[BEGIN]
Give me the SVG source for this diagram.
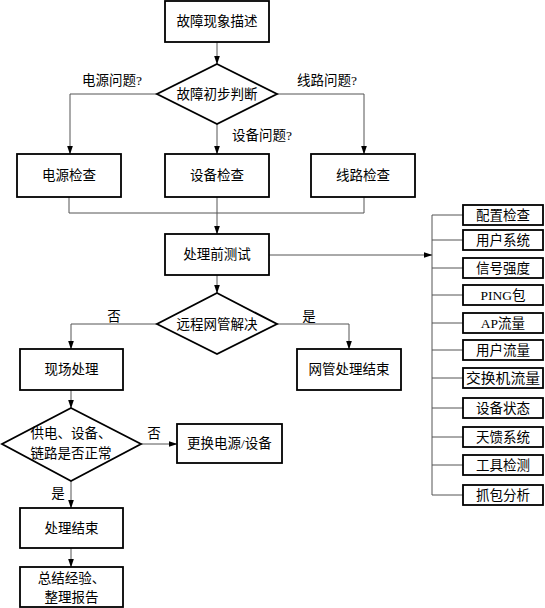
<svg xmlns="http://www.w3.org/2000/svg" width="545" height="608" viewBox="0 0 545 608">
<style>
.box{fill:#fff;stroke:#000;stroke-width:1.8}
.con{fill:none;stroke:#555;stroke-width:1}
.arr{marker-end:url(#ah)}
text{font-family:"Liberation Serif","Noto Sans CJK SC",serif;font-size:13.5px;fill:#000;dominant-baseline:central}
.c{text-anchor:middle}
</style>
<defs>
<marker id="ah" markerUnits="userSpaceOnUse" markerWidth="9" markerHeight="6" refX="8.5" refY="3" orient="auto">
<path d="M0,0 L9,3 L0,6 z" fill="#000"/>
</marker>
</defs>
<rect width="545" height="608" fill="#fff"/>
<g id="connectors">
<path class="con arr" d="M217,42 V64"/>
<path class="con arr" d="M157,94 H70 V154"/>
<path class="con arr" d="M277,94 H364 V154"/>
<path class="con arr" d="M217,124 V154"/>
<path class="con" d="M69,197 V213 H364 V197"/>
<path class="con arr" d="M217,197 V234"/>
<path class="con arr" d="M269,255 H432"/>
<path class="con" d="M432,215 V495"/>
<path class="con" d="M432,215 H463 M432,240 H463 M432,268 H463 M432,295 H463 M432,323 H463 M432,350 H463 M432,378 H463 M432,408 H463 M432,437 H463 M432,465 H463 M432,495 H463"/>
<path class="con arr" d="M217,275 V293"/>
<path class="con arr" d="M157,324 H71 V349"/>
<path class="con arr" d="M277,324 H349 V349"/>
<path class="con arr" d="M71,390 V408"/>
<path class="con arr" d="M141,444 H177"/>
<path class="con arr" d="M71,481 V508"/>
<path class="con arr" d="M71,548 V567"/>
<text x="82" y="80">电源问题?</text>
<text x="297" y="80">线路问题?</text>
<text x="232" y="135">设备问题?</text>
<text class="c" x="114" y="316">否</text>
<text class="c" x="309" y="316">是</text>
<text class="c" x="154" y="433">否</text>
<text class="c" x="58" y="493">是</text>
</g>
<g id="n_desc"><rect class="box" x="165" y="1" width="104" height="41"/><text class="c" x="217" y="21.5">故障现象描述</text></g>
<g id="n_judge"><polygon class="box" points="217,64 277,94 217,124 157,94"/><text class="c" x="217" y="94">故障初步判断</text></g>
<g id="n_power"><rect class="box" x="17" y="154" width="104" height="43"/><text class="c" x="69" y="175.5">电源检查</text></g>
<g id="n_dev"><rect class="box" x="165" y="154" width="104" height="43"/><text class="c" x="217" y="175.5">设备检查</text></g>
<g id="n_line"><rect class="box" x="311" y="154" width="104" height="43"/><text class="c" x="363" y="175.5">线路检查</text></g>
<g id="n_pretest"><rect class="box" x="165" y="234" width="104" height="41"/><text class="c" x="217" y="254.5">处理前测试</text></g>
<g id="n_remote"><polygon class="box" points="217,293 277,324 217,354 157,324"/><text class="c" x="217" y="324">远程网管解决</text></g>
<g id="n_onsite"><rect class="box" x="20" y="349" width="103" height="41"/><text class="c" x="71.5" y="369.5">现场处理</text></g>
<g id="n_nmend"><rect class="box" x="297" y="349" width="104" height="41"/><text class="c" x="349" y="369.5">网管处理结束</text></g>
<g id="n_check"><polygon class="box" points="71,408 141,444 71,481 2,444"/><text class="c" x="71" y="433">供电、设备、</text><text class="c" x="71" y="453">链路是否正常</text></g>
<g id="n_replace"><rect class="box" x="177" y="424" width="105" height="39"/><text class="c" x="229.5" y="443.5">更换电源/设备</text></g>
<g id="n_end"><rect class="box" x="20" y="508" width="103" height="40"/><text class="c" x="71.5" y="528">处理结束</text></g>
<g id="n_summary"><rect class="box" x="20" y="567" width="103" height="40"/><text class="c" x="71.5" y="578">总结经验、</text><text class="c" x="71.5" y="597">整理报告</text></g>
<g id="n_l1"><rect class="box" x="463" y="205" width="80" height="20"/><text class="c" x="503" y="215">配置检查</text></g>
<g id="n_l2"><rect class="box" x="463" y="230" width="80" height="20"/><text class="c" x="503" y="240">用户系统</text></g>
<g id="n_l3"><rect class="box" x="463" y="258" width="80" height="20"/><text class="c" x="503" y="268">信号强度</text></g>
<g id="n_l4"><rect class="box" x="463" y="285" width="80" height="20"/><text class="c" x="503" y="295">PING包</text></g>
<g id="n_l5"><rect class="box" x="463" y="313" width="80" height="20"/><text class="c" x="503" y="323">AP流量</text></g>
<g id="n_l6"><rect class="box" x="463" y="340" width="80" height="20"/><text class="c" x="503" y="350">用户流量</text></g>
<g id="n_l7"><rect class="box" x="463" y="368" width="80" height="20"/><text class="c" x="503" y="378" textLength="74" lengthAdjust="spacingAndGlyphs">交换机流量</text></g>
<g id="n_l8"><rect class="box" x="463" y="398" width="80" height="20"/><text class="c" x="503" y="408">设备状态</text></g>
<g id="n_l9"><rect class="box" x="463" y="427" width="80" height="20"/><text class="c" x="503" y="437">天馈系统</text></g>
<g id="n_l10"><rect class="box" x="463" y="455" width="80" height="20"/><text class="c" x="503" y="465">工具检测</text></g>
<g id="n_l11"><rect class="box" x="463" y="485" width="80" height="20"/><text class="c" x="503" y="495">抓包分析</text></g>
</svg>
[END]
To be done: Copy the material exactly. Do not include the pictures.

Result of this task:
Give me the SVG source for this diagram.
<svg xmlns="http://www.w3.org/2000/svg" width="545" height="608" viewBox="0 0 545 608">
<style>
.box{fill:#fff;stroke:#000;stroke-width:1.8}
.con{fill:none;stroke:#555;stroke-width:1}
.arr{marker-end:url(#ah)}
text{font-family:"Liberation Serif","Noto Sans CJK SC",serif;font-size:13.5px;fill:#000;dominant-baseline:central}
.c{text-anchor:middle}
</style>
<defs>
<marker id="ah" markerUnits="userSpaceOnUse" markerWidth="9" markerHeight="6" refX="8.5" refY="3" orient="auto">
<path d="M0,0 L9,3 L0,6 z" fill="#000"/>
</marker>
</defs>
<rect width="545" height="608" fill="#fff"/>
<g id="connectors">
<path class="con arr" d="M217,42 V64"/>
<path class="con arr" d="M157,94 H70 V154"/>
<path class="con arr" d="M277,94 H364 V154"/>
<path class="con arr" d="M217,124 V154"/>
<path class="con" d="M69,197 V213 H364 V197"/>
<path class="con arr" d="M217,197 V234"/>
<path class="con arr" d="M269,255 H432"/>
<path class="con" d="M432,215 V495"/>
<path class="con" d="M432,215 H463 M432,240 H463 M432,268 H463 M432,295 H463 M432,323 H463 M432,350 H463 M432,378 H463 M432,408 H463 M432,437 H463 M432,465 H463 M432,495 H463"/>
<path class="con arr" d="M217,275 V293"/>
<path class="con arr" d="M157,324 H71 V349"/>
<path class="con arr" d="M277,324 H349 V349"/>
<path class="con arr" d="M71,390 V408"/>
<path class="con arr" d="M141,444 H177"/>
<path class="con arr" d="M71,481 V508"/>
<path class="con arr" d="M71,548 V567"/>
<text x="82" y="80">电源问题?</text>
<text x="297" y="80">线路问题?</text>
<text x="232" y="135">设备问题?</text>
<text class="c" x="114" y="316">否</text>
<text class="c" x="309" y="316">是</text>
<text class="c" x="154" y="433">否</text>
<text class="c" x="58" y="493">是</text>
</g>
<g id="n_desc"><rect class="box" x="165" y="1" width="104" height="41"/><text class="c" x="217" y="21.5">故障现象描述</text></g>
<g id="n_judge"><polygon class="box" points="217,64 277,94 217,124 157,94"/><text class="c" x="217" y="94">故障初步判断</text></g>
<g id="n_power"><rect class="box" x="17" y="154" width="104" height="43"/><text class="c" x="69" y="175.5">电源检查</text></g>
<g id="n_dev"><rect class="box" x="165" y="154" width="104" height="43"/><text class="c" x="217" y="175.5">设备检查</text></g>
<g id="n_line"><rect class="box" x="311" y="154" width="104" height="43"/><text class="c" x="363" y="175.5">线路检查</text></g>
<g id="n_pretest"><rect class="box" x="165" y="234" width="104" height="41"/><text class="c" x="217" y="254.5">处理前测试</text></g>
<g id="n_remote"><polygon class="box" points="217,293 277,324 217,354 157,324"/><text class="c" x="217" y="324">远程网管解决</text></g>
<g id="n_onsite"><rect class="box" x="20" y="349" width="103" height="41"/><text class="c" x="71.5" y="369.5">现场处理</text></g>
<g id="n_nmend"><rect class="box" x="297" y="349" width="104" height="41"/><text class="c" x="349" y="369.5">网管处理结束</text></g>
<g id="n_check"><polygon class="box" points="71,408 141,444 71,481 2,444"/><text class="c" x="71" y="433">供电、设备、</text><text class="c" x="71" y="453">链路是否正常</text></g>
<g id="n_replace"><rect class="box" x="177" y="424" width="105" height="39"/><text class="c" x="229.5" y="443.5">更换电源/设备</text></g>
<g id="n_end"><rect class="box" x="20" y="508" width="103" height="40"/><text class="c" x="71.5" y="528">处理结束</text></g>
<g id="n_summary"><rect class="box" x="20" y="567" width="103" height="40"/><text class="c" x="71.5" y="578">总结经验、</text><text class="c" x="71.5" y="597">整理报告</text></g>
<g id="n_l1"><rect class="box" x="463" y="205" width="80" height="20"/><text class="c" x="503" y="215">配置检查</text></g>
<g id="n_l2"><rect class="box" x="463" y="230" width="80" height="20"/><text class="c" x="503" y="240">用户系统</text></g>
<g id="n_l3"><rect class="box" x="463" y="258" width="80" height="20"/><text class="c" x="503" y="268">信号强度</text></g>
<g id="n_l4"><rect class="box" x="463" y="285" width="80" height="20"/><text class="c" x="503" y="295">PING包</text></g>
<g id="n_l5"><rect class="box" x="463" y="313" width="80" height="20"/><text class="c" x="503" y="323">AP流量</text></g>
<g id="n_l6"><rect class="box" x="463" y="340" width="80" height="20"/><text class="c" x="503" y="350">用户流量</text></g>
<g id="n_l7"><rect class="box" x="463" y="368" width="80" height="20"/><text class="c" x="503" y="378" textLength="74" lengthAdjust="spacingAndGlyphs">交换机流量</text></g>
<g id="n_l8"><rect class="box" x="463" y="398" width="80" height="20"/><text class="c" x="503" y="408">设备状态</text></g>
<g id="n_l9"><rect class="box" x="463" y="427" width="80" height="20"/><text class="c" x="503" y="437">天馈系统</text></g>
<g id="n_l10"><rect class="box" x="463" y="455" width="80" height="20"/><text class="c" x="503" y="465">工具检测</text></g>
<g id="n_l11"><rect class="box" x="463" y="485" width="80" height="20"/><text class="c" x="503" y="495">抓包分析</text></g>
</svg>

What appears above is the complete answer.